2. In your detectDuplicate processor you are using ${key}. How is this Attribute beig created on each FlowFile and where is it's value derived from?
Thanks,
Matt
Created 01-23-2024 11:25 PM
Thanks for your return @MattWho
1.I confirmed the kafka version,kafka version is 2.5.In this case, which version of the processor should I use?
2.I transform the content to the key attribute with the
Created 01-25-2024 10:25 PM
Hi @MattWho ,
Do you have any comments on the subject?
Created 01-26-2024 06:14 AM
@plapla
Since Apache NiFi does not have a ConsumeKafka processor build with the Kafka 2.6 client, i would recommend going with the client closest to but not newer than the Kafka server version you are using. In this case the ConsumeKafka_2_0 processor.
1. Is your NiFi a standalone NiFi instance install or a multi-node NiFi cluster setup?
2. How are your distributedMapCacheClient and DistributedMapCacheServer controller services configured?
3. What is the rate of FlowFiles being produced by your consumeKafka processor?
I see that you configured the DetectDuplicate processor with an age off of 420 days; however, DistributedMapCache server has a configured max cache entries with a default of 10,000. So possibly due to volume cache entries are being removed from the cache server resulting in issues detecting duplicates. The DistributedMapCache also holds all cache entries in NiFi heap memory and is not a good cache server to use in high volume caches (because of heap usage). DistributedMapCache also offers no high availability. This is becomes even more of an issue with a NiFi cluster. You would be better off using an external map cache server.
If you are using a NiFi cluster, make sure your DistributedMapCacheClient is configured to connect to one specific DistirbutedMapCacheServer. I have seen misuse here where individuals configured it to connect to local host or each NiFi node to its own host's map cache server. The Map cache servers running on each node do not share data.
Hope this helps you...
If you found any of the suggestions/solutions provided helped you with your issue, please take a moment to login and click "Accept as Solution" on one or more of them that helped.
Thank you,
Matt
Created 01-30-2024 06:39 AM
Hi @MattWho ,
I updated the processor to ConsumeKafka_2_0.
1.My Nifi is not clustered.It consists of a single node.
2.distributedMapCacheClient and DistributedMapCacheServer as I share below;
3.ConsumeKafka processor reads approximately 200 flowFiles in 5 minutes
I configured the DetectDuplicate processor with an age off of 10 days.It doesn't matter if the processor can't deduplicate messages.It's bad for the ConsumeKafka to read the same message twice.
Finally,I updated 10000 to 200 value on max poll records attributes ConsumeKafka.
Created 01-31-2024 08:28 AM
@plapla
The consumeKafka processor should not be reading the same message twice. The processor should be maintaining local state (since you are not clustered) in NiFi's local state directory. Make sure that you are not having disk space or permissions issues that may prevent the writing of that local state. You can write click on the ConsumeKafka processor to view the current stored state.

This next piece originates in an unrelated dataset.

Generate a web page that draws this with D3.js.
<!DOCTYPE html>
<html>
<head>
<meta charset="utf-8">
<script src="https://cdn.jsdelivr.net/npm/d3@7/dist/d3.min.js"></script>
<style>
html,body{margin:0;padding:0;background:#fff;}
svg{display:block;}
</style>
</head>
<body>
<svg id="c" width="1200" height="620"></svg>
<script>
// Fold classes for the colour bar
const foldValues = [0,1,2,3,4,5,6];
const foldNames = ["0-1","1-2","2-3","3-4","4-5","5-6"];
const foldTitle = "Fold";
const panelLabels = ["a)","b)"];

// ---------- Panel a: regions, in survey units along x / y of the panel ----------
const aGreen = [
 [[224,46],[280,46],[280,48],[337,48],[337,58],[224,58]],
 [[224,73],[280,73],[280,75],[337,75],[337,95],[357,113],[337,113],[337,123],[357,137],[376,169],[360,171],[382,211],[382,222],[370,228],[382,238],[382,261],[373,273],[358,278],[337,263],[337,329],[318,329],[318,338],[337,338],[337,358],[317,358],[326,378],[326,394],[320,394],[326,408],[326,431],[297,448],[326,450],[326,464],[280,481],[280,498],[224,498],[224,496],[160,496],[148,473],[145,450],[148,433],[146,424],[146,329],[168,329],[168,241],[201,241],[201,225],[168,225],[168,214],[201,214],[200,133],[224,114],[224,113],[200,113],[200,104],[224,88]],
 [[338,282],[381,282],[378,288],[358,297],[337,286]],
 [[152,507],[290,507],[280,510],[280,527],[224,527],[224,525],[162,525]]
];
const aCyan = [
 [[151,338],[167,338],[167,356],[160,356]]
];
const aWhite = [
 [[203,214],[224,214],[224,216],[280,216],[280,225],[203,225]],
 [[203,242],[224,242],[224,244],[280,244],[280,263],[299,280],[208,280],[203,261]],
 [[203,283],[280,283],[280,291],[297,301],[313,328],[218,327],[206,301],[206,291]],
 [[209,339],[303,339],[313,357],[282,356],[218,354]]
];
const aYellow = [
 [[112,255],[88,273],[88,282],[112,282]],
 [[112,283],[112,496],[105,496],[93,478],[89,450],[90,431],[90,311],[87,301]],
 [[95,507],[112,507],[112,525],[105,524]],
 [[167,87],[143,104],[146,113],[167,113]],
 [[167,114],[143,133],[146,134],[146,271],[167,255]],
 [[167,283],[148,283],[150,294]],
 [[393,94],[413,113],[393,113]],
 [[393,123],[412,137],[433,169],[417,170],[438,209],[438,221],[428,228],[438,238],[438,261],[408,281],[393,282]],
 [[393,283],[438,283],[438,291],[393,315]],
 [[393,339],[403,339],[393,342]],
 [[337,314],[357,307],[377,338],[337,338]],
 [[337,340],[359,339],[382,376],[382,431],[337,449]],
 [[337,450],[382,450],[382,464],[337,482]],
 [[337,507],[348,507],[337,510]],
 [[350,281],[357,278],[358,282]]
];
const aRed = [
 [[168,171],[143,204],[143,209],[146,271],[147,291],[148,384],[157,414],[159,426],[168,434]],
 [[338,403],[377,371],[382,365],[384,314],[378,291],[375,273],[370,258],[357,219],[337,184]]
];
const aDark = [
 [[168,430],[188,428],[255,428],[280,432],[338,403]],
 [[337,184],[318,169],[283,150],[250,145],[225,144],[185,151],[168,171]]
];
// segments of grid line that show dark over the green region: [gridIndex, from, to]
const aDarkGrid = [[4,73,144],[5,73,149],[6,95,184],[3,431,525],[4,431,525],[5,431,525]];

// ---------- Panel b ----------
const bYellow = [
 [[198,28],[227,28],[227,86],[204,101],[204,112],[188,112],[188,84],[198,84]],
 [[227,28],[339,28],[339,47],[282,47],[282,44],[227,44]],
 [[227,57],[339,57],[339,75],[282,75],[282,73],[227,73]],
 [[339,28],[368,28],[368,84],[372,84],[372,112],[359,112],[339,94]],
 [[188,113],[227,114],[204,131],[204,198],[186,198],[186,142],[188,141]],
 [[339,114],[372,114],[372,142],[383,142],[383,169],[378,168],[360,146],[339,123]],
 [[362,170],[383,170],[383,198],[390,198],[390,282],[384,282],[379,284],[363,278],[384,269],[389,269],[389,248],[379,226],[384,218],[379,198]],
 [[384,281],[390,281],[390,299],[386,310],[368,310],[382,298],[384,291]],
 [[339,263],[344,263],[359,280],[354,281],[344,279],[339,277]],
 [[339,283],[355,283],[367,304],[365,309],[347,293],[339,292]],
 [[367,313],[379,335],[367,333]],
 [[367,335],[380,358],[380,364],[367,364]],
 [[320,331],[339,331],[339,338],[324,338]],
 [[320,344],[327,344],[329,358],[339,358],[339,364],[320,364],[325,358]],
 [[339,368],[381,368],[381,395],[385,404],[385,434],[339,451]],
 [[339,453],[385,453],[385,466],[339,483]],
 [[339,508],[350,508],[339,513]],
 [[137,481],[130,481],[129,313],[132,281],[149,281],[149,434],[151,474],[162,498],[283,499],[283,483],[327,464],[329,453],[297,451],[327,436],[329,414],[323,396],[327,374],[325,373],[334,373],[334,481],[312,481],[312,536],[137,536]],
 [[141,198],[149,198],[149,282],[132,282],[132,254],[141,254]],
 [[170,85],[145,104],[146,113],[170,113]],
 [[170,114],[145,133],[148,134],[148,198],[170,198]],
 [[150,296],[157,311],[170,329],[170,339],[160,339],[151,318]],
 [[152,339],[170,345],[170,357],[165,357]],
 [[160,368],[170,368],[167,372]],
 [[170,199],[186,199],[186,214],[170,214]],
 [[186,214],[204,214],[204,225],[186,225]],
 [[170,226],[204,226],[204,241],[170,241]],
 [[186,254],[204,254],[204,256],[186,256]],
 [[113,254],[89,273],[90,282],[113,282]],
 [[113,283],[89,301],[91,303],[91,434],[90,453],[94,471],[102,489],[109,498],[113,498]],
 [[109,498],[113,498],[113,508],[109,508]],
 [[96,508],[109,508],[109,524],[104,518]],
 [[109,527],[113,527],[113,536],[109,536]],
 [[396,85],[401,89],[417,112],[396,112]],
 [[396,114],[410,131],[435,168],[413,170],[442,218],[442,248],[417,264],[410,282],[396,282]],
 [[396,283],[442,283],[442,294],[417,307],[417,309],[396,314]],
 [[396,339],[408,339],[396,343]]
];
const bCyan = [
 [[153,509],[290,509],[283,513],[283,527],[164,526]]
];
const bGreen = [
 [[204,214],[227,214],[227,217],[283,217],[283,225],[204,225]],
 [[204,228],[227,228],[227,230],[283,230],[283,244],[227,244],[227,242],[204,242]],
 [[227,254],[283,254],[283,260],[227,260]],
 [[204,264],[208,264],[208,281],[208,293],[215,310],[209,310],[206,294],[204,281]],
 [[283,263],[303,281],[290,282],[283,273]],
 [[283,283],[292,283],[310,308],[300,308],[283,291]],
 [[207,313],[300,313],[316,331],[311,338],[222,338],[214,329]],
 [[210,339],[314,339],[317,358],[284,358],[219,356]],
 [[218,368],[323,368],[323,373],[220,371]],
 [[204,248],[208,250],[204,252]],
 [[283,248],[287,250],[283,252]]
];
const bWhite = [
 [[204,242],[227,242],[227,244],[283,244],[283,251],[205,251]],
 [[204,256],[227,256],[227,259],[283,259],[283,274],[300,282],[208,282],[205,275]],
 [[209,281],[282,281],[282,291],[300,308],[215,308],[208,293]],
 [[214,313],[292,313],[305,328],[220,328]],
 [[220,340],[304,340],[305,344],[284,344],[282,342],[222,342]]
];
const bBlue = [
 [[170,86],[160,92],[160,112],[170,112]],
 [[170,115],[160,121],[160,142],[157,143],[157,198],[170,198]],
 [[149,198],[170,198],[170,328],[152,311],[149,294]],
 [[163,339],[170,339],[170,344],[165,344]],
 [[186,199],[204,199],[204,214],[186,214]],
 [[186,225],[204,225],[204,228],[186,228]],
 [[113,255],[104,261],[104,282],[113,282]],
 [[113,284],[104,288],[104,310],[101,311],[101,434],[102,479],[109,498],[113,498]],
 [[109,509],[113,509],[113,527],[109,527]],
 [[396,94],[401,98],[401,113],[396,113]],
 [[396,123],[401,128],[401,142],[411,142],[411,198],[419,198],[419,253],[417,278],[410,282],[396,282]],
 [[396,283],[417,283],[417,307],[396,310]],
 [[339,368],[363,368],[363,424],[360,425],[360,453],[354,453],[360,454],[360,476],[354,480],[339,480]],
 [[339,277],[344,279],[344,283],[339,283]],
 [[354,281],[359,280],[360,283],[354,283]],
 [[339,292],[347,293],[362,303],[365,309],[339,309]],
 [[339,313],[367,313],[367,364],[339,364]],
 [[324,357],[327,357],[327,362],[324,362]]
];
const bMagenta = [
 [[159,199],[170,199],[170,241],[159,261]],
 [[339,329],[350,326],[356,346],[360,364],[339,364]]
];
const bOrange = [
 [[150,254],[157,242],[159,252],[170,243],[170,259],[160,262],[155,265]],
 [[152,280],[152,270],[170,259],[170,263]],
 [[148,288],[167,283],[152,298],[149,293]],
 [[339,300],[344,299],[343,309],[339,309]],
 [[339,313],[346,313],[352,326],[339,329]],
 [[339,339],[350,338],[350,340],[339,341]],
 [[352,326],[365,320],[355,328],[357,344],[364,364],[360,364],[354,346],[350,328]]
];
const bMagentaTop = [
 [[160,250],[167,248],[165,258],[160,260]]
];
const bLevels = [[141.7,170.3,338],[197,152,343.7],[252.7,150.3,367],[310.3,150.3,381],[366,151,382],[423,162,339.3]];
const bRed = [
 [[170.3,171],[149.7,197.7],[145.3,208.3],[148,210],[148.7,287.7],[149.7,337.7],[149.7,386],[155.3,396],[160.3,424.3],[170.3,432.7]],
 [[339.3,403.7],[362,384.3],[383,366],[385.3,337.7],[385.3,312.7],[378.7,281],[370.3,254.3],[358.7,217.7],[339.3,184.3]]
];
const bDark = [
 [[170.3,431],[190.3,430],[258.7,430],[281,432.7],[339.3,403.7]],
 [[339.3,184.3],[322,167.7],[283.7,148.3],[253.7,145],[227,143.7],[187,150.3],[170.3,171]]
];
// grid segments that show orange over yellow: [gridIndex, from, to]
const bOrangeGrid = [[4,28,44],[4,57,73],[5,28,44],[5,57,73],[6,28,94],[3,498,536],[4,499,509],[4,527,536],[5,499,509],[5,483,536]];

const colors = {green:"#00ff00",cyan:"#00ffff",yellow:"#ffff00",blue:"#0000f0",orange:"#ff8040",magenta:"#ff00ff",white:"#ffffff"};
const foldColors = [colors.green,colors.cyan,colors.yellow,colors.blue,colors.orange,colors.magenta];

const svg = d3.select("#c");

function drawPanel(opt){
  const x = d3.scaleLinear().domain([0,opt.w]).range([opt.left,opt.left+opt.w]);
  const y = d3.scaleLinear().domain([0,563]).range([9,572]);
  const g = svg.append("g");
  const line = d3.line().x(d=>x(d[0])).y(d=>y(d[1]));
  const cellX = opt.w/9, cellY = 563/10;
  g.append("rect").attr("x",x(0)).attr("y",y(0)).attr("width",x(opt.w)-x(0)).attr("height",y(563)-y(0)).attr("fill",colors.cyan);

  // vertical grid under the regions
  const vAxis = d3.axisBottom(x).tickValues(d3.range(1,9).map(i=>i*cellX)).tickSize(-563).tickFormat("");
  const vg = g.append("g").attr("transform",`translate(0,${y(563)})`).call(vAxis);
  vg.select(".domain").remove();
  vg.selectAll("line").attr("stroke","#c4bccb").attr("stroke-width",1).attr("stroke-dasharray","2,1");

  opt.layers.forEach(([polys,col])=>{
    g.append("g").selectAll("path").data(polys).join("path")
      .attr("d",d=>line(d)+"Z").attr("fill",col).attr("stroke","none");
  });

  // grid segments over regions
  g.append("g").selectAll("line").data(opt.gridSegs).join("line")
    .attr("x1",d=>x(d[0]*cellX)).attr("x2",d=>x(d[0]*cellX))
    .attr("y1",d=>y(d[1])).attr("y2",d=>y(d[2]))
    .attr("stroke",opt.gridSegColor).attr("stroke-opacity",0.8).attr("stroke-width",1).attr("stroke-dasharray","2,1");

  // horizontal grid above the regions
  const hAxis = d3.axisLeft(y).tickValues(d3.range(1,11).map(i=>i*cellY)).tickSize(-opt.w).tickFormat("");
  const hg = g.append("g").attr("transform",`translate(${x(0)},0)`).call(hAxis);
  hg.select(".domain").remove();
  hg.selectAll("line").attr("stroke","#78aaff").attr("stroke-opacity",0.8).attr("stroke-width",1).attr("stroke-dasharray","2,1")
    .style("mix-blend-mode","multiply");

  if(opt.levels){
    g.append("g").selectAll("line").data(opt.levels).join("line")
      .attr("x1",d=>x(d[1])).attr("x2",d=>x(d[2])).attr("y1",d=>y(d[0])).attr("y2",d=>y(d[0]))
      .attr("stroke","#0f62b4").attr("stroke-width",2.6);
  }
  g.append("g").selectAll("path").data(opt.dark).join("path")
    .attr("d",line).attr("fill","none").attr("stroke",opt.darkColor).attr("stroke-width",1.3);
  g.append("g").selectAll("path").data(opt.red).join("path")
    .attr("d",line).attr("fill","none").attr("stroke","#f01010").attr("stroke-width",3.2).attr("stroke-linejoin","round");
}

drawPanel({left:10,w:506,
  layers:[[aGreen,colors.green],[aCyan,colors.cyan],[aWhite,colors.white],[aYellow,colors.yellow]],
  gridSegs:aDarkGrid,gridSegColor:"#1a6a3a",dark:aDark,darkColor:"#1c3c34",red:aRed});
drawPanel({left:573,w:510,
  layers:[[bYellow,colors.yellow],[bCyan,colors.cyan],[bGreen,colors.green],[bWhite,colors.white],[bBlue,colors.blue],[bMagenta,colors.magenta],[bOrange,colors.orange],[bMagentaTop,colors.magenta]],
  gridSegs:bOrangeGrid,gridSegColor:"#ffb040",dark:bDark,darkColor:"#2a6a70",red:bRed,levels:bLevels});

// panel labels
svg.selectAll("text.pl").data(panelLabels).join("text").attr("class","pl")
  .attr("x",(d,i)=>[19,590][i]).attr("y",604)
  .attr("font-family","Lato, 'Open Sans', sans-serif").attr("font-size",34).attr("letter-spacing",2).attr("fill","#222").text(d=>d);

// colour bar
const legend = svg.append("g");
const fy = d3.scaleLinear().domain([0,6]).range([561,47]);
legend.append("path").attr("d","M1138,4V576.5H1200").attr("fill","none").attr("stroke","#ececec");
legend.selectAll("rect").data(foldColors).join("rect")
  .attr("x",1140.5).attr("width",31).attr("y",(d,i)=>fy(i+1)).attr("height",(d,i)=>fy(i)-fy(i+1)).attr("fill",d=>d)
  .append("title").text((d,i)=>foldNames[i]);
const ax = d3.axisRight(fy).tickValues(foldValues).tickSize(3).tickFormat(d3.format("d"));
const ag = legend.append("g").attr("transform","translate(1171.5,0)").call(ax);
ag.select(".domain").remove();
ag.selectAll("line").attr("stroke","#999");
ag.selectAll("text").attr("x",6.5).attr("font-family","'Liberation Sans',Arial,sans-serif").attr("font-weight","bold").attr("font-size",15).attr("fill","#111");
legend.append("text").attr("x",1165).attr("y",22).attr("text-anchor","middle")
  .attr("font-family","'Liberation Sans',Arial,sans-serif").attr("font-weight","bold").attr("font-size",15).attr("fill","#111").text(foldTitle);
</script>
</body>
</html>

The consumeKafka processor creates a consumer group using the GroupID configured in the processor, so make sure you do not have multiple consumeKafka processor consuming from the same Kafka Topic using the same Group ID. For optimal performance the number of concurrent tasks configured on the consumeKafka processor should match the number fo partitions on target topic.

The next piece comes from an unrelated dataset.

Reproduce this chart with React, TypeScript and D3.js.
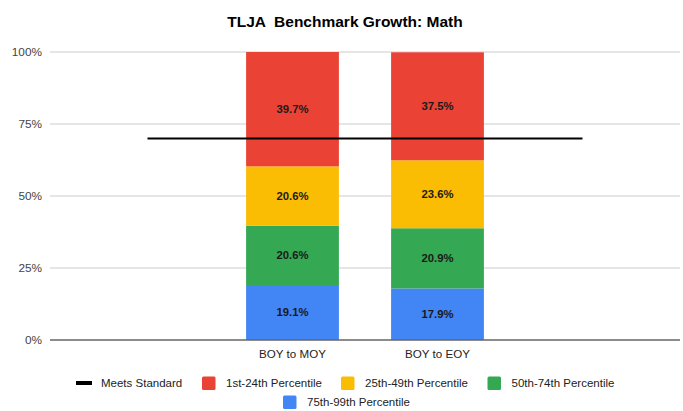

Do you see any Kafka rebalance going on? Will happen when you have more consumers than partitions in a the consumer group that is consuming from that topic. A rebalance can affect the commit of the offset resulting in possible data duplication.
Thanks,
Matt
Created 02-14-2024 01:07 AM
The reason for this situation is not because the Consume processor reads the same message twice or because the detect duplicate processor cannot capture the same message.It is caused by the putElasticsearchHttp processor adding data to the elastic cluster twice.The putElasticsearchHttp processor has received a timeout error and the flowFile goes to the failure transition.When the putElasticsearchHttp processor receives a successful response, flowFile is deleted, but it is recorded twice in the elastic. environment.What could be the reason for this?

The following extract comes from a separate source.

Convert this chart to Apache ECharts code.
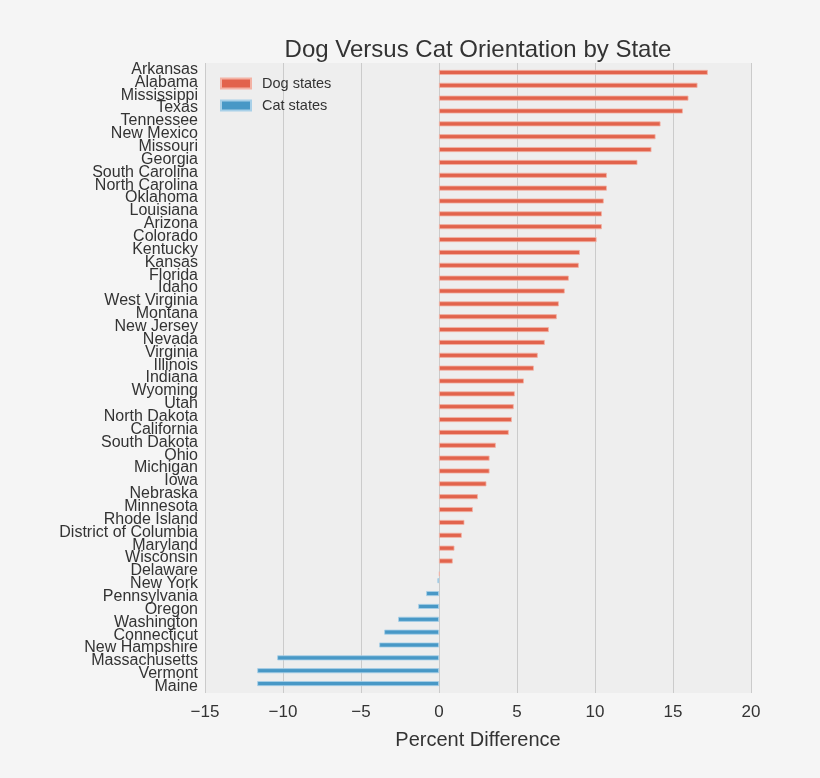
<!DOCTYPE html>
<html>
<head>
<meta charset="utf-8">
<script src="https://cdn.jsdelivr.net/npm/echarts@6/dist/echarts.min.js"></script>
<style>
html,body{margin:0;padding:0;background:#F5F5F5;}
#chart{width:820px;height:778px;}
</style>
</head>
<body>
<div id="chart"></div>
<script>
const states = ["Arkansas","Alabama","Mississippi","Texas","Tennessee","New Mexico","Missouri","Georgia","South Carolina","North Carolina","Oklahoma","Louisiana","Arizona","Colorado","Kentucky","Kansas","Florida","Idaho","West Virginia","Montana","New Jersey","Nevada","Virginia","Illinois","Indiana","Wyoming","Utah","North Dakota","California","South Dakota","Ohio","Michigan","Iowa","Nebraska","Minnesota","Rhode Island","District of Columbia","Maryland","Wisconsin","Delaware","New York","Pennsylvania","Oregon","Washington","Connecticut","New Hampshire","Massachusetts","Vermont","Maine"];
const dogValues = [17.23,16.57,15.99,15.63,14.20,13.88,13.62,12.72,10.76,10.76,10.56,10.44,10.44,10.10,9.03,8.96,8.32,8.06,7.68,7.55,7.04,6.78,6.33,6.08,5.44,4.86,4.79,4.67,4.47,3.64,3.24,3.24,3.04,2.49,2.17,1.63,1.46,0.99,0.88,0.05,'-','-','-','-','-','-','-','-','-'];
const catValues = ['-','-','-','-','-','-','-','-','-','-','-','-','-','-','-','-','-','-','-','-','-','-','-','-','-','-','-','-','-','-','-','-','-','-','-','-','-','-','-','-',-0.10,-0.82,-1.33,-2.62,-3.51,-3.83,-10.37,-11.65,-11.65];
const xTicks = {min:-15, max:20, interval:5};

const chart = echarts.init(document.getElementById('chart'), null, {renderer:'canvas'});
const font = 'Liberation Sans, Arial, sans-serif';
chart.setOption({
  backgroundColor:'#F5F5F5',
  animation:false,
  title:{
    text:'Dog Versus Cat Orientation by State',
    left:478, top:38, textAlign:'center', padding:0,
    textStyle:{fontFamily:font, fontSize:24, fontWeight:'normal', color:'#333333'}
  },
  legend:{
    orient:'vertical', left:220, top:76, padding:0, itemWidth:30, itemHeight:10, itemGap:7,
    icon:'rect',
    textStyle:{fontFamily:font, fontSize:14.5, color:'#333333', padding:[0,0,0,6]},
    data:['Dog states','Cat states']
  },
  grid:{left:205, right:69, top:63, bottom:85, show:true, backgroundColor:'#EEEEEE', borderWidth:0, containLabel:false},
  xAxis:{
    type:'value', min:xTicks.min, max:xTicks.max, interval:xTicks.interval,
    axisLine:{show:false}, axisTick:{show:false},
    splitLine:{show:true, lineStyle:{color:'#CBCBCB', width:1}},
    axisLabel:{fontFamily:font, fontSize:17, color:'#333333', margin:11,
      formatter:v=>String(v).replace('-','\u2212')},
    name:'Percent Difference', nameLocation:'middle', nameGap:37,
    nameTextStyle:{fontFamily:font, fontSize:20, color:'#333333'}
  },
  yAxis:{
    type:'category', data:states, inverse:true,
    axisLine:{show:false}, axisTick:{show:false}, splitLine:{show:false},
    axisLabel:{fontFamily:font, fontSize:16, color:'#333333', margin:7, interval:0}
  },
  series:[
    {name:'Cat states', type:'bar', data:catValues, barWidth:5, barGap:'20%',
     itemStyle:{color:'#4898C6', borderColor:'#A8D0E8', borderWidth:0.8}},
    {name:'Dog states', type:'bar', data:dogValues, barWidth:5, barGap:'20%',
     itemStyle:{color:'#E2634C', borderColor:'#F3B2A4', borderWidth:0.8}}
  ]
});
</script>
</body>
</html>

Created 02-14-2024 06:17 AM
@plapla
This sounds like the putElasticSearchHTTP processor is working as designed. It is putting to ElasticSearch over HTTP and ElasticSearch is successfully processing that request; however your ElasticSearch is not responding to the original http request before the timeout has occurred. As a result, putElasticSearchHTTP has routed to failure. The question here is what are you doing with the failure relationship? If you configured "retry" or looped the failure relationship via a connection back on the putElasticSearchHTTP processor, and the same FlowFile would be processed a second time.
You may be able to solve this by simply increasing the configured "Response Timeout" configuration on the putElasticSearchHTTP processor. But you may also want to look at the particular files that encounter this issue and see if their are any consistencies across them such as larger sizes, time of day, load on ElasticSearch at time, number of concurrent pending request on ElasticSearch side, network load, etc...
If you found any of the suggestions/solutions provided helped you with your issue, please take a moment to login and click "Accept as Solution" on one or more of them that helped.
Thank you,
Matt
Created 02-15-2024 03:15 AM
putElasticsearchHttp processor connection Timeout parameter is 5 secs.Response timeout parameter is 15 secs.Would it be appropriate if I doubled these values?